- [RAW DATA]:
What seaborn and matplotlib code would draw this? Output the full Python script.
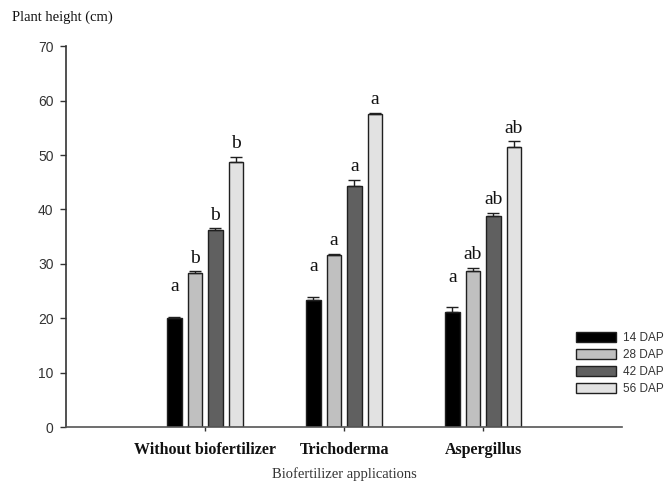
import matplotlib
matplotlib.use("Agg")
import pandas as pd
import seaborn as sns
import matplotlib.pyplot as plt

# values
groups = ['Without biofertilizer', 'Trichoderma', 'Aspergillus']
days = ['14 DAP', '28 DAP', '42 DAP', '56 DAP']
without = [20.1, 28.4, 36.2, 48.7]
tricho = [23.3, 31.6, 44.3, 57.5]
asper = [21.2, 28.7, 38.8, 51.5]
without_se = [0.2, 0.2, 0.3, 0.9]
tricho_se = [0.6, 0.2, 1.2, 0.2]
asper_se = [0.8, 0.6, 0.5, 1.0]
without_let = ['a', 'b', 'b', 'b']
tricho_let = ['a', 'a', 'a', 'a']
asper_let = ['a', 'ab', 'ab', 'ab']

heights = [without, tricho, asper]
ses = [without_se, tricho_se, asper_se]
letters = [without_let, tricho_let, asper_let]

rows = []
for g, h, s, l in zip(groups, heights, ses, letters):
    for d, v, e, t in zip(days, h, s, l):
        rows.append({'group': g, 'day': d, 'height': v, 'se': e, 'letter': t})
df = pd.DataFrame(rows)

sns.set_style("white")
serif = 'Liberation Serif'
sans = 'Liberation Sans'

fig = plt.figure(figsize=(6.67, 4.91), dpi=100)
ax = fig.add_axes([0.099, 0.130, 0.834, 0.776])
colors = ['#000000', '#c0c0c0', '#606060', '#e2e2e2']
sns.barplot(data=df, x='group', y='height', hue='day', order=groups, hue_order=days,
            palette=colors, width=0.59, gap=0.3, edgecolor='#202020', linewidth=1,
            errorbar=None, legend=False, ax=ax)

bars = list(ax.containers)
for i, cont in enumerate(bars):
    sub = df[df['day'] == days[i]].set_index('group').loc[groups]
    for bar, v, e, t in zip(cont.patches, sub['height'], sub['se'], sub['letter']):
        xc = bar.get_x() + bar.get_width() / 2
        ax.errorbar(xc, v, yerr=[[0], [e]], fmt='none', ecolor='#202020',
                    elinewidth=1, capsize=4, capthick=1)
        off = 4.0 if i == 0 else 0.9
        ax.text(xc, v + e + off, t, ha='center', va='bottom', fontsize=14,
                family=serif, color='#111111')

ax.set_xlim(-1, 3)
ax.set_ylim(0, 70)
ax.set_yticks(range(0, 71, 10))
sns.despine(ax=ax)
ax.spines['left'].set_linewidth(1.2)
ax.spines['bottom'].set_linewidth(1.2)
ax.spines['left'].set_color('#333333')
ax.spines['bottom'].set_color('#555555')
ax.tick_params(axis='y', direction='out', length=4, width=1, left=True,
               labelsize=10, colors='#333333', pad=5)
ax.tick_params(axis='x', direction='out', length=3, width=1, bottom=True,
               labelsize=11.5, colors='#333333', pad=8)
for lab in ax.get_yticklabels():
    lab.set_family(sans)
for lab in ax.get_xticklabels():
    lab.set_family(serif)
    lab.set_fontweight('bold')
    lab.set_color('#111111')

ax.set_xlabel('Biofertilizer applications', family=serif, fontsize=10.5,
              color='#333333', labelpad=6)
ax.set_ylabel('')
fig.text(0.018, 0.965, 'Plant height (cm)', family=serif, fontsize=10.5,
         color='#111111', ha='left', va='center')

leg = ax.legend(bars, days, loc='upper left', bbox_to_anchor=(0.848, 0.345),
                bbox_transform=fig.transFigure, frameon=False, handlelength=3.4,
                handleheight=0.95, labelspacing=0.4, handletextpad=0.6,
                prop={'family': sans, 'size': 8.5})
for t in leg.get_texts():
    t.set_color('#333333')

plt.savefig("out.png", dpi=100)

- [GOAL]: Print, exactly as written, the lines above from the first one to the one containing "import matplotlib.pyplot as plt". Leave out pictures.

- [CORRECT RESPONSE]:
What seaborn and matplotlib code would draw this? Output the full Python script.
import matplotlib
matplotlib.use("Agg")
import pandas as pd
import seaborn as sns
import matplotlib.pyplot as plt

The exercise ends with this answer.